What the task asks: Leave out the pictures and retype only the lines from the opening line to the line that holds "width=182pt,minimum height=113pt] (export)", both ends included.

Records:

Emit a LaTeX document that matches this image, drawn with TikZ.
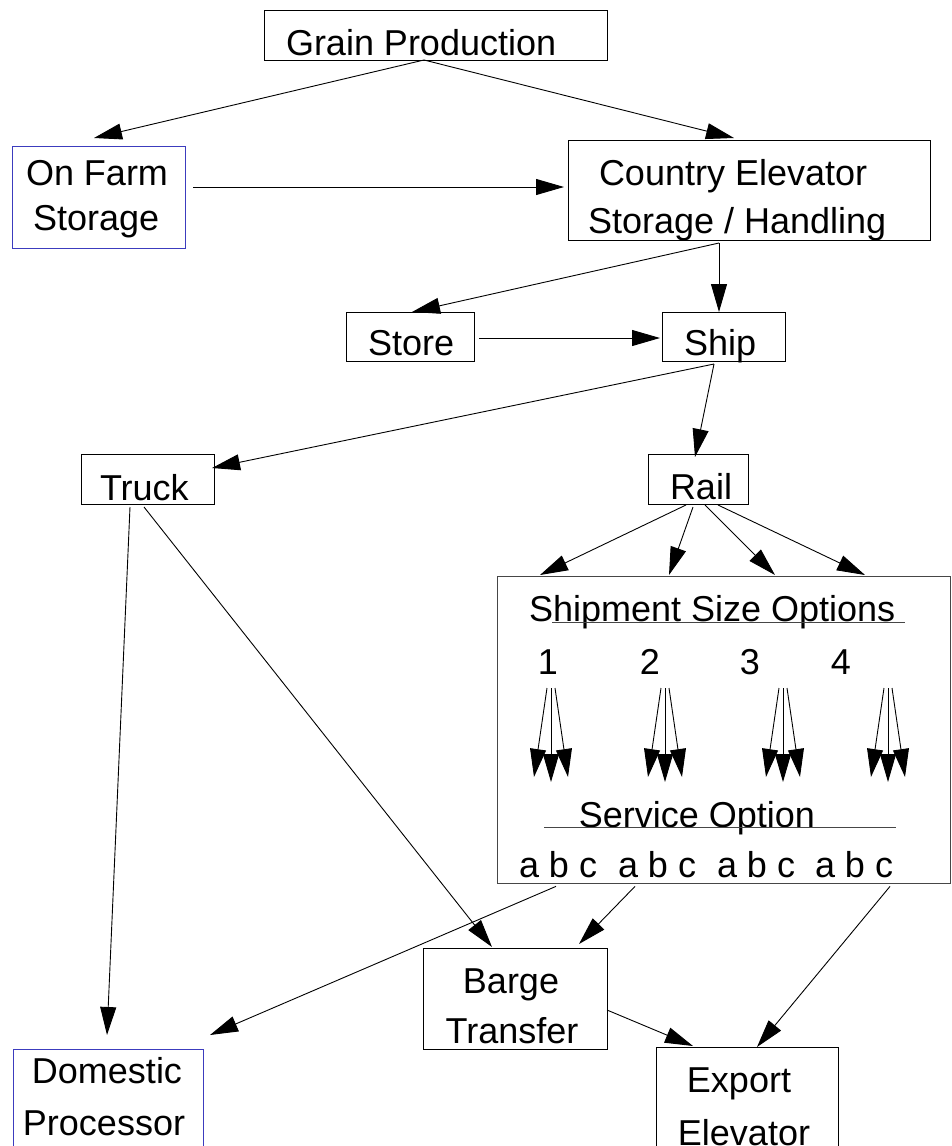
\documentclass[tikz,border=0pt]{standalone}
\usepackage{fontspec}
\setmainfont{Liberation Sans}
\usetikzlibrary{arrows.meta}
\definecolor{boxblue}{RGB}{60,60,190}
\definecolor{boxgray}{RGB}{70,70,70}
\begin{document}
\begin{tikzpicture}[x=1pt,y=-1pt,
  box/.style={draw=black,line width=1pt,inner sep=0pt,outer sep=0pt,rectangle},
  bluebox/.style={box,draw=boxblue},
  lbl/.style={inner sep=0pt,outer sep=0pt,font=\fontsize{36}{44}\selectfont},
  arr/.style={line width=0.9pt,-{Triangle[length=28pt,width=16pt]}},
  rulestyle/.style={line width=1pt,draw=boxgray}]
\useasboundingbox (0,0) rectangle (951,1146);
\clip (0,0) rectangle (951,1146);
\fill[white] (0,0) rectangle (951,1146);

% boxes
\node[box,minimum width=343pt,minimum height=50pt] (grain) at (435.5,35) {};
\node[bluebox,minimum width=173pt,minimum height=102pt] (onfarm) at (98.5,197) {};
\node[box,minimum width=362pt,minimum height=100pt] (country) at (749,190) {};
\node[box,minimum width=128pt,minimum height=49pt] (store) at (410,336.5) {};
\node[box,minimum width=123pt,minimum height=49pt] (ship) at (723.5,336.5) {};
\node[box,minimum width=133pt,minimum height=50pt] (truck) at (147.5,479) {};
\node[box,minimum width=100pt,minimum height=50pt] (rail) at (698,479) {};
\node[box,draw=boxgray,minimum width=453pt,minimum height=307pt] (shipbox) at (723.5,729.5) {};
\node[box,minimum width=184pt,minimum height=101pt] (barge) at (515,998.5) {};
\node[bluebox,minimum width=190pt,minimum height=111pt] (domestic) at (108,1104.5) {};
\node[box,minimum width=182pt,minimum height=113pt] (export) at (747,1103.5) {};

% texts
\node[lbl,anchor=base west] (tgrain) at (286,55) {Grain Production};
\node[lbl,anchor=base west] (tonfarm1) at (26,185) {On Farm};
\node[lbl,anchor=base west] (tonfarm2) at (33,230) {Storage};
\node[lbl,anchor=base west] (tcountry1) at (599,185) {Country Elevator};
\node[lbl,anchor=base west] (tcountry2) at (588,233) {Storage / Handling};
\node[lbl,anchor=base west] (tstore) at (368,355) {Store};
\node[lbl,anchor=base west] (tship) at (684,355) {Ship};
\node[lbl,anchor=base west] (ttruck) at (100,500) {Truck};
\node[lbl,anchor=base west] (trail) at (670,499) {Rail};
\node[lbl,anchor=base west] (tsso) at (529,621) {Shipment Size Options};
\node[lbl,anchor=base] (n1) at (548,674) {1};
\node[lbl,anchor=base] (n2) at (650,674) {2};
\node[lbl,anchor=base] (n3) at (750,674) {3};
\node[lbl,anchor=base] (n4) at (841,674) {4};
\node[lbl,anchor=base] (tservice) at (697,827) {Service Option};
\node[lbl,anchor=base west] (abc1) at (519,877) {a b c};
\node[lbl,anchor=base west] (abc2) at (618,877) {a b c};
\node[lbl,anchor=base west] (abc3) at (717,877) {a b c};
\node[lbl,anchor=base west] (abc4) at (815,877) {a b c};
\node[lbl,anchor=base] (tbarge1) at (511,993) {Barge};
\node[lbl,anchor=base] (tbarge2) at (512,1043) {Transfer};
\node[lbl,anchor=base] (tdom1) at (107,1083) {Domestic};
\node[lbl,anchor=base] (tdom2) at (104,1135) {Processor};
\node[lbl,anchor=base] (texp1) at (739,1092) {Export};
\node[lbl,anchor=base] (texp2) at (744,1145) {Elevator};

% rules in the shipment box
\draw[rulestyle] (552,622) -- (905,622);
\draw[rulestyle] (544,827) -- (896,827);

% connectors
\draw[arr] ([xshift=-11.5pt]grain.south) -- ([xshift=-4.5pt,yshift=8pt]onfarm.north);
\draw[arr] ([xshift=-11.5pt]grain.south) -- ([xshift=-15pt,yshift=2pt]country.north);
\draw[arr] ([xshift=8pt,yshift=10pt]onfarm.east) -- ([xshift=-4pt,yshift=3pt]country.west);
\draw[arr] ([xshift=-30pt,yshift=-3pt]country.south) -- ([xshift=2pt]store.north);
\draw[arr] ([xshift=-30pt,yshift=-3pt]country.south) -- ([xshift=-4.5pt]ship.north);
\draw[arr] ([xshift=5pt,yshift=-1.5pt]store.east) -- ([xshift=-2pt,yshift=-1.5pt]ship.west);
\draw[arr] ([xshift=-9.5pt,yshift=-3pt]ship.south) -- ([xshift=-2pt,yshift=11pt]truck.east);
\draw[arr] ([xshift=-9.5pt,yshift=-3pt]ship.south) -- ([xshift=-3pt,yshift=-3pt]rail.north);
\draw[arr] ([xshift=-12pt,yshift=-1pt]rail.south) -- ([xshift=-183.5pt,yshift=1pt]shipbox.north);
\draw[arr] ([xshift=-5pt,yshift=-3pt]rail.south) -- ([xshift=-54.5pt,yshift=1pt]shipbox.north);
\draw[arr] ([xshift=7pt,yshift=-1pt]rail.south) -- ([xshift=51.5pt,yshift=1pt]shipbox.north);
\draw[arr] ([xshift=20pt,yshift=-1pt]rail.south) -- ([xshift=141.5pt,yshift=1pt]shipbox.north);
\draw[arr] ([xshift=-17.5pt,yshift=-3pt]truck.south) -- ([xshift=-1pt,yshift=14pt]domestic.north);
\draw[arr] ([xshift=-3.5pt,yshift=-3pt]truck.south) -- ([xshift=-23pt,yshift=1pt]barge.north);
\draw[arr] ([xshift=-2pt,yshift=-9pt]abc1.south) -- ([xshift=7pt,yshift=14pt]domestic.north east);
\draw[arr] ([xshift=-22pt,yshift=-9pt]abc2.south) -- ([xshift=64pt,yshift=4pt]barge.north);
\draw[arr] ([xshift=36pt,yshift=-9pt]abc4.south) -- ([xshift=10pt]export.north);
\draw[arr] ([yshift=-11.5pt]barge.east) -- ([xshift=-54pt,yshift=1pt]export.north);

% service option fans inside the shipment box
\foreach \cx in {551,665,783,888} {
  \draw[arr] (\cx-4,688) -- (\cx-17,777);
  \draw[arr] (\cx,688) -- (\cx,782);
  \draw[arr] (\cx+4,688) -- (\cx+17,777);
}
\end{tikzpicture}
\end{document}
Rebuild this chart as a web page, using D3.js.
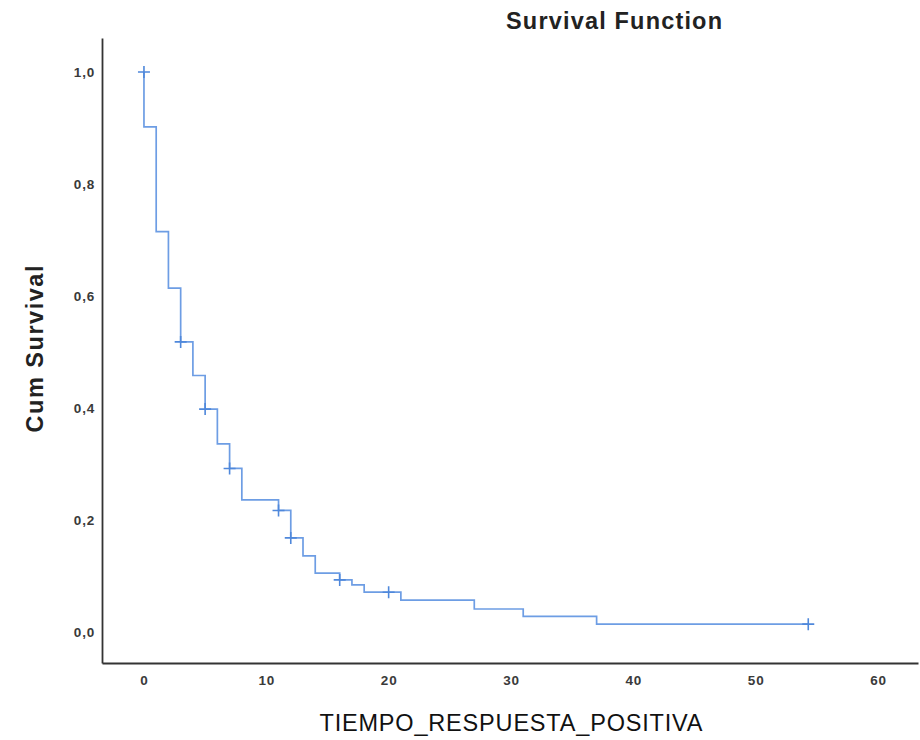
<!DOCTYPE html>
<html>
<head>
<meta charset="utf-8">
<script src="https://cdn.jsdelivr.net/npm/d3@7"></script>
<style>
    body { margin: 0; background: #fff; }
    svg text { font-family: Arial, "Liberation Sans", sans-serif; }
</style>
</head>
<body>
<div id="chart"></div>
<script>

// step curve: each value holds from its time onward
var stepTimes = [0, 0, 1, 2, 3, 4, 5, 6, 7, 8, 11, 12, 13, 14, 16, 17, 18, 21, 27, 31, 37, 54.3];
var stepSurvival = [1.0, 0.902, 0.715, 0.614, 0.518, 0.458, 0.398, 0.336, 0.292, 0.236, 0.217,
    0.168, 0.136, 0.105, 0.093, 0.084, 0.071, 0.057, 0.041, 0.028, 0.014, 0.014];

// censored observations
var censorTimes = [0, 3, 5, 7, 11, 12, 16, 20, 54.3];
var censorSurvival = [1.0, 0.518, 0.398, 0.292, 0.217, 0.168, 0.093, 0.071, 0.014];

var xTicks = [0, 10, 20, 30, 40, 50, 60];
var yTicks = [0, 0.2, 0.4, 0.6, 0.8, 1.0];

var width = 920, height = 740;
var margin = { top: 38, right: 2, bottom: 77, left: 102 };

var svg = d3.select("#chart").append("svg")
    .attr("width", width)
    .attr("height", height);

var x = d3.scaleLinear()
    .domain([-3.43, 63.27])
    .range([margin.left, width - margin.right]);

var y = d3.scaleLinear()
    .domain([-0.0554, 1.0607])
    .range([height - margin.bottom, margin.top]);

var commaFormat = function(d) { return d3.format(".1f")(d).replace(".", ","); };

// axes
var yAxis = d3.axisLeft(y)
    .tickValues(yTicks)
    .tickFormat(commaFormat)
    .tickSize(0)
    .tickPadding(7);

var xAxis = d3.axisBottom(x)
    .tickValues(xTicks)
    .tickFormat(d3.format("d"))
    .tickSize(0)
    .tickPadding(12);

var gy = svg.append("g")
    .attr("transform", "translate(" + margin.left + ",0)")
    .call(yAxis);

var gx = svg.append("g")
    .attr("transform", "translate(0," + (height - margin.bottom) + ")")
    .call(xAxis);

[gx, gy].forEach(function(g) {
    g.select(".domain").attr("stroke", "#333").attr("stroke-width", 1.8);
    g.selectAll("text")
        .attr("font-size", 13.5)
        .attr("font-weight", "bold")
        .attr("fill", "#3a3a3a")
        .attr("letter-spacing", 0.8);
});

// survival step line
var points = stepTimes.map(function(t, i) { return [t, stepSurvival[i]]; });

var line = d3.line()
    .x(function(d) { return x(d[0]); })
    .y(function(d) { return y(d[1]); })
    .curve(d3.curveStepAfter);

svg.append("path")
    .datum(points)
    .attr("fill", "none")
    .attr("stroke", "#6d9de4")
    .attr("stroke-width", 1.7)
    .attr("d", line);

// censor marks
svg.selectAll(".censor")
    .data(censorTimes)
    .enter()
    .append("path")
    .attr("class", "censor")
    .attr("transform", function(d, i) { return "translate(" + x(d) + "," + y(censorSurvival[i]) + ")"; })
    .attr("d", "M-6,0H6M0,-6V6")
    .attr("stroke", "#4f88db")
    .attr("stroke-width", 1.6)
    .attr("fill", "none");

// titles
svg.append("text")
    .attr("x", 614)
    .attr("y", 29)
    .attr("text-anchor", "middle")
    .attr("font-size", 23.5)
    .attr("font-weight", "bold")
    .attr("fill", "#222")
    .attr("textLength", 216)
    .attr("lengthAdjust", "spacing")
    .text("Survival Function");

svg.append("text")
    .attr("x", 511)
    .attr("y", 731)
    .attr("text-anchor", "middle")
    .attr("font-size", 23.5)
    .attr("fill", "#111")
    .attr("textLength", 383)
    .attr("lengthAdjust", "spacing")
    .text("TIEMPO_RESPUESTA_POSITIVA");

svg.append("text")
    .attr("transform", "translate(43,349) rotate(-90)")
    .attr("text-anchor", "middle")
    .attr("font-size", 23.5)
    .attr("font-weight", "bold")
    .attr("fill", "#222")
    .attr("textLength", 167)
    .attr("lengthAdjust", "spacing")
    .text("Cum Survival");

</script>
</body>
</html>
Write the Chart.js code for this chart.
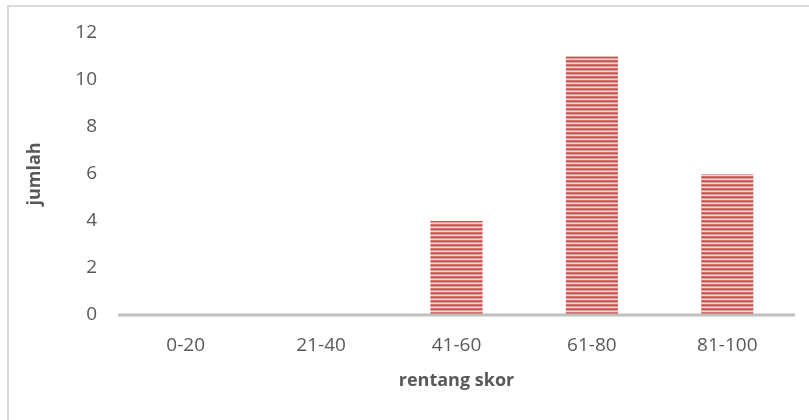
<!DOCTYPE html>
<html>
<head>
<meta charset="utf-8">
<script src="https://cdn.jsdelivr.net/npm/chart.js@4.4.1/dist/chart.umd.min.js"></script>
<style>
  html, body { margin: 0; padding: 0; background: #fff; overflow: hidden; }
  #frame {
    position: absolute; left: 7px; top: 5px; width: 820px; height: 430px;
    border: 2px solid #d9d9d9; box-sizing: border-box;
  }
  #wrap { position: absolute; left: 0; top: 0; width: 809px; height: 420px; }
</style>
</head>
<body>
<div id="frame"></div>
<div id="wrap"><canvas id="chart" width="809" height="420"></canvas></div>
<script>
const categories = ["0-20", "21-40", "41-60", "61-80", "81-100"];
const counts = [0, 0, 4, 11, 6];
const yTicks = [0, 2, 4, 6, 8, 10, 12];
const xTitle = "rentang skor";
const yTitle = "jumlah";

// horizontal red stripes used as the bar fill
function stripeFill() {
  const c = document.createElement("canvas");
  c.width = 4; c.height = 4;
  const g = c.getContext("2d");
  g.fillStyle = "#f6d0cf"; g.fillRect(0, 0, 4, 4);
  g.fillStyle = "#d9706d"; g.fillRect(0, 0, 4, 1);
  g.fillStyle = "#c0504d"; g.fillRect(0, 1, 4, 1);
  g.fillStyle = "#e8a3a1"; g.fillRect(0, 2, 4, 1);
  return g.createPattern(c, "repeat");
}

// thick grey baseline along the value 0
const baseline = {
  id: "baseline",
  afterDatasetsDraw(chart) {
    const { ctx, chartArea, scales } = chart;
    const y = scales.y.getPixelForValue(0);
    ctx.save();
    ctx.strokeStyle = "#bfbfbf";
    ctx.lineWidth = 3;
    ctx.beginPath();
    ctx.moveTo(chartArea.left, y);
    ctx.lineTo(chartArea.right, y);
    ctx.stroke();
    ctx.restore();
  }
};

const font = "'Open Sans', 'DejaVu Sans', sans-serif";

new Chart(document.getElementById("chart"), {
  type: "bar",
  data: {
    labels: categories,
    datasets: [{
      data: counts,
      backgroundColor: stripeFill(),
      borderWidth: 0,
      categoryPercentage: 1,
      barPercentage: 0.385
    }]
  },
  options: {
    responsive: false,
    animation: false,
    layout: { padding: { left: 0, right: 14, top: 33, bottom: 0 } },
    plugins: { legend: { display: false }, tooltip: { enabled: false } },
    scales: {
      x: {
        afterFit: (s) => { s.height = 105; },
        grid: { display: false, drawTicks: false },
        border: { display: false },
        ticks: { color: "#595959", font: { family: font, size: 19 }, padding: 19 },
        title: { display: true, text: xTitle, color: "#595959",
                 font: { family: font, size: 18, weight: "bold" }, padding: { top: 0, bottom: 28 } }
      },
      y: {
        min: 0, max: 12,
        afterFit: (s) => { s.width = 118; },
        afterBuildTicks: (s) => { s.ticks = yTicks.map(v => ({ value: v })); },
        grid: { display: false, drawTicks: false },
        border: { display: false },
        ticks: { color: "#595959", font: { family: font, size: 19 }, padding: 21 },
        title: { display: true, text: yTitle, color: "#595959",
                 font: { family: font, size: 18, weight: "bold" }, padding: { top: 24, bottom: 0 } }
      }
    }
  },
  plugins: [baseline]
});
</script>
</body>
</html>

Output of the exercise:
Emit a LaTeX document that matches this image, drawn with TikZ.
\documentclass[tikz,border=0pt]{standalone}
\usepackage{fontspec}
\setmainfont{Liberation Sans}
\usetikzlibrary{arrows.meta}
\definecolor{boxblue}{RGB}{60,60,190}
\definecolor{boxgray}{RGB}{70,70,70}
\begin{document}
\begin{tikzpicture}[x=1pt,y=-1pt,
  box/.style={draw=black,line width=1pt,inner sep=0pt,outer sep=0pt,rectangle},
  bluebox/.style={box,draw=boxblue},
  lbl/.style={inner sep=0pt,outer sep=0pt,font=\fontsize{36}{44}\selectfont},
  arr/.style={line width=0.9pt,-{Triangle[length=28pt,width=16pt]}},
  rulestyle/.style={line width=1pt,draw=boxgray}]
\useasboundingbox (0,0) rectangle (951,1146);
\clip (0,0) rectangle (951,1146);
\fill[white] (0,0) rectangle (951,1146);

% boxes
\node[box,minimum width=343pt,minimum height=50pt] (grain) at (435.5,35) {};
\node[bluebox,minimum width=173pt,minimum height=102pt] (onfarm) at (98.5,197) {};
\node[box,minimum width=362pt,minimum height=100pt] (country) at (749,190) {};
\node[box,minimum width=128pt,minimum height=49pt] (store) at (410,336.5) {};
\node[box,minimum width=123pt,minimum height=49pt] (ship) at (723.5,336.5) {};
\node[box,minimum width=133pt,minimum height=50pt] (truck) at (147.5,479) {};
\node[box,minimum width=100pt,minimum height=50pt] (rail) at (698,479) {};
\node[box,draw=boxgray,minimum width=453pt,minimum height=307pt] (shipbox) at (723.5,729.5) {};
\node[box,minimum width=184pt,minimum height=101pt] (barge) at (515,998.5) {};
\node[bluebox,minimum width=190pt,minimum height=111pt] (domestic) at (108,1104.5) {};
\node[box,minimum width=182pt,minimum height=113pt] (export) at (747,1103.5) {};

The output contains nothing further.